La possibilité de prescrire des antalgiques.

Dans le même ordre d’idée, les kinésithérapeutes demandent également la possibilité de prescrire des antalgiques afin que le patient puisse être soulagé. Ils envisagent aussi des formations spécifiques pour avoir des guidelines de prescriptions de ces antalgiques “Cela nécessite pour les kinésithérapeutes d’avoir un mémo et ou un rappel des antalgiques de classe 1 à prescrire et du protocole à suivre.” explique ainsi Fadela A.

La possibilité de prescrire des arrêts de travail

Dans la suite logique, les kinésithérapeutes expriment leur souhait de pouvoir prescrire des arrêts de travail lorsque la situation l’exige et afin que les patients n’aient pas à repasser par la case médecin lorsque l’arrêt est nécessaire. “Totalement pour ! De nombreux patients nous sollicitent déjà à ce propos. Assumons pleinement ce rôle avec une mise à niveau pour ceux qui sont pour mais se sentent un peu démunis. Au sein d’un protocole incluant la prescription médicamenteuse d’antalgiques et d’arrêt de travail de courte durée.” Résume Paul-Emmanuel T.

Une communication accrue.

Certains demandent à ce qu’un effort soit fait en termes de communication afin de valoriser les compétences du kinésithérapeute, notamment face aux praticiens alternatifs. Comme le dit Christophe P. : “Il faut que l’on revienne dans l’esprit des citoyens non patients que le kiné est un partenaire essentiel et non invasif de sa santé et bien être.

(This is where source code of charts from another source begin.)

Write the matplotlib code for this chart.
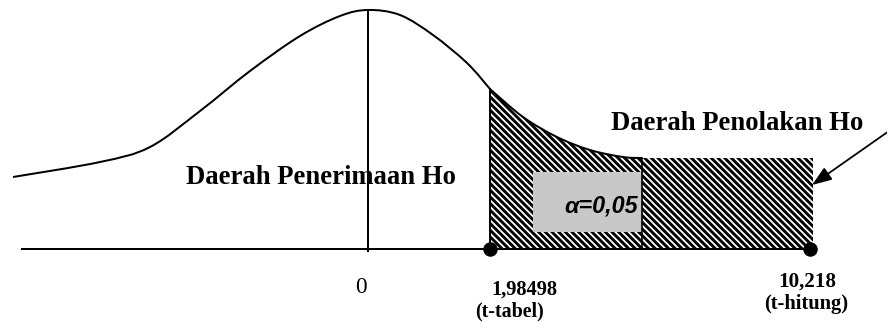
import matplotlib
matplotlib.use("Agg")
import matplotlib.pyplot as plt
import numpy as np
from matplotlib.patches import PathPatch, Rectangle
from matplotlib.path import Path

# diagram canvas in pixel units (x right, y down)
W, H, DPI = 887, 324, 80

# bell curve (left tail -> peak -> t-tabel)
curve_x = [13, 100, 150, 200, 250, 300, 340, 368, 400, 433, 467, 490]
curve_y = [177, 162, 147, 111, 71, 36, 16, 10, 15, 35, 63, 89]
# tail inside the rejection region, then flat top up to t-hitung
tail_x = [490, 523, 557, 590, 623, 642, 813]
tail_y = [89, 117, 137, 150, 157, 158, 158]

baseline_y = 249
baseline_x = [22, 813]
x_zero = 368
x_tabel, x_hitung = 490, 810
alpha_box = (533, 172, 109, 60)   # x, y, w, h
alpha_line_x = 642

serif = "Liberation Serif"
plt.rcParams["hatch.linewidth"] = 2.6


def smooth_path(xs, ys):
    """Catmull-Rom through the points, as cubic Bezier segments."""
    p = np.column_stack([xs, ys]).astype(float)
    p = np.vstack([p[0], p, p[-1]])
    verts, codes = [p[1]], [Path.MOVETO]
    for i in range(1, len(p) - 2):
        c1 = p[i] + (p[i + 1] - p[i - 1]) / 6
        c2 = p[i + 1] - (p[i + 2] - p[i]) / 6
        verts += [c1, c2, p[i + 1]]
        codes += [Path.CURVE4] * 3
    return verts, codes


fig = plt.figure(figsize=(W / DPI, H / DPI), dpi=DPI)
ax = fig.add_axes([0, 0, 1, 1])
ax.set_xlim(0, W)
ax.set_ylim(H, 0)
ax.axis("off")

# rejection region (hatched): smooth tail + flat top, closed along the baseline
tv, tc = smooth_path(tail_x[:-1], tail_y[:-1])
region_v = tv + [(tail_x[-1], tail_y[-1]), (tail_x[-1], baseline_y),
                 (tail_x[0], baseline_y), (tail_x[0], tail_y[0])]
region_c = tc + [Path.LINETO] * 3 + [Path.CLOSEPOLY]
ax.add_patch(PathPatch(Path(region_v, region_c), facecolor="white", edgecolor="black",
                       hatch=chr(92) * 4, linewidth=0, zorder=1))

cv, cc = smooth_path(curve_x, curve_y)
ax.add_patch(PathPatch(Path(cv, cc), fill=False, edgecolor="black", lw=1.8, zorder=3))
ax.add_patch(PathPatch(Path(tv, tc), fill=False, edgecolor="black", lw=1.8, zorder=3))
ax.plot(baseline_x, [baseline_y] * 2, color="black", lw=1.8, zorder=3)
ax.plot([x_zero, x_zero], [min(curve_y), baseline_y + 2], color="black", lw=1.8, zorder=3)
ax.plot([x_tabel, x_tabel], [tail_y[0], baseline_y], color="black", lw=1.8, zorder=3)

# alpha box
bx, by, bw, bh = alpha_box
ax.add_patch(Rectangle((bx, by), bw, bh, facecolor="#c8c8c8", edgecolor="none", zorder=2))
ax.plot([alpha_line_x, alpha_line_x], [tail_y[-2], baseline_y], color="black", lw=1.5, zorder=3)
ax.text(alpha_line_x - 4, 213, "\u03b1=0,05", family="Liberation Sans",
        style="italic", weight="bold", fontsize=21, ha="right", va="baseline", zorder=4)

# end points
ax.plot([x_tabel, x_hitung], [baseline_y] * 2, "o", color="black", ms=12, zorder=5)

# arrow to rejection region
ax.annotate("", xy=(812, 185), xytext=(889, 131),
            arrowprops=dict(arrowstyle="-|>,head_length=1.5,head_width=0.55",
                            color="black", lw=1.6, shrinkA=0, shrinkB=0), zorder=5)

# labels
ax.text(321, 184, "Daerah Penerimaan Ho", family=serif, weight="bold", fontsize=24,
        ha="center", va="baseline")
ax.text(737, 130, "Daerah Penolakan Ho", family=serif, weight="bold", fontsize=24,
        ha="center", va="baseline")
ax.text(361, 293, "0", family=serif, fontsize=21, ha="center", va="baseline")
ax.text(524, 295, "1,98498", family=serif, weight="bold", fontsize=18.5,
        ha="center", va="baseline")
ax.text(510, 316, "(t-tabel)", family=serif, weight="bold", fontsize=18,
        ha="center", va="baseline")
ax.text(807, 287, "10,218", family=serif, weight="bold", fontsize=19,
        ha="center", va="baseline")
ax.text(806, 309, "(t-hitung)", family=serif, weight="bold", fontsize=18.5,
        ha="center", va="baseline")

fig.savefig("out.png", dpi=DPI)
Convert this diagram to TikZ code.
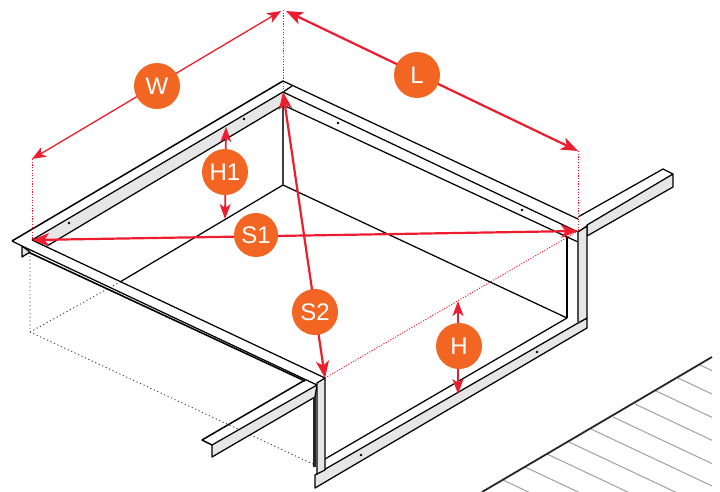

Une valorisation financière de l’acte.

Enfin, certains demandent une valorisation spécifique de ce nouvel acte.

Les questions des kinésithérapeutes.

Outre ces demandes, les kinésithérapeutes favorables à l’accès direct se posent néanmoins des questions sur le dispositif et tout particulièrement sur deux aspects :

  • Le remboursement des patients : nombreux sont les kinésithérapeutes à juger le remboursement des patients qui les consulteront en accès direct nécessaire afin de valoriser le dispositif qui doit s’intégrer en cohérence dans le schéma actuel de santé publique..
  • Les obligations et l’encadrement du dispositif : certains se demandent si ce dispositif ne sera pas réservé aux kinés exerçant en MSP ou en CPTS  et ce que cela va changer en termes de parcours de soin. Ils se posent également des questions sur le cadre légal, sur l’obligation d’accueillir des patients en urgence, d’assurer des gardes ainsi que sur les assurances (permanence des soins).

 

Les réserves des kinésithérapeutes.

Une faible proportion des kinésithérapeutes ayant répondu à notre enquête s’est déclarée contre l’accès direct et ce pour trois raisons majeures :

  • Le manque de formation : certains (des kiné-ostéopathes qui pratiquent déjà l’accès direct par la force des choses) estiment que les kinés ne sont pas assez formés aux urgences.
  • Des cabinets d’ores et déjà saturés.L’accès direct n’a d’intérêt si vous pouvez recevoir le patient rapidement. Avec 1 à 2 semaines d’attente en permanence c’est compliqué. Les patients vont prendre les cabinets pour les urgences et nous allons supporter leur mécontentement d’autant plus.” explique Arnaud G.
  • Un dispositif qui ne remplace pas l’éducation des patients : Je pense que l’accès direct des patients aux kinésithérapeutes dans les cas d’entorses et de lombalgies chroniques est une fausse bonne idée. A mon sens, ce n’est pas ce qui va désengorger les urgences. Pour cela, je pense que la meilleure solution est l’éducation des patients, de la population (ce qui nous incombe aussi) que ce soit en matière de soins ou financièrement.” explique Marie L.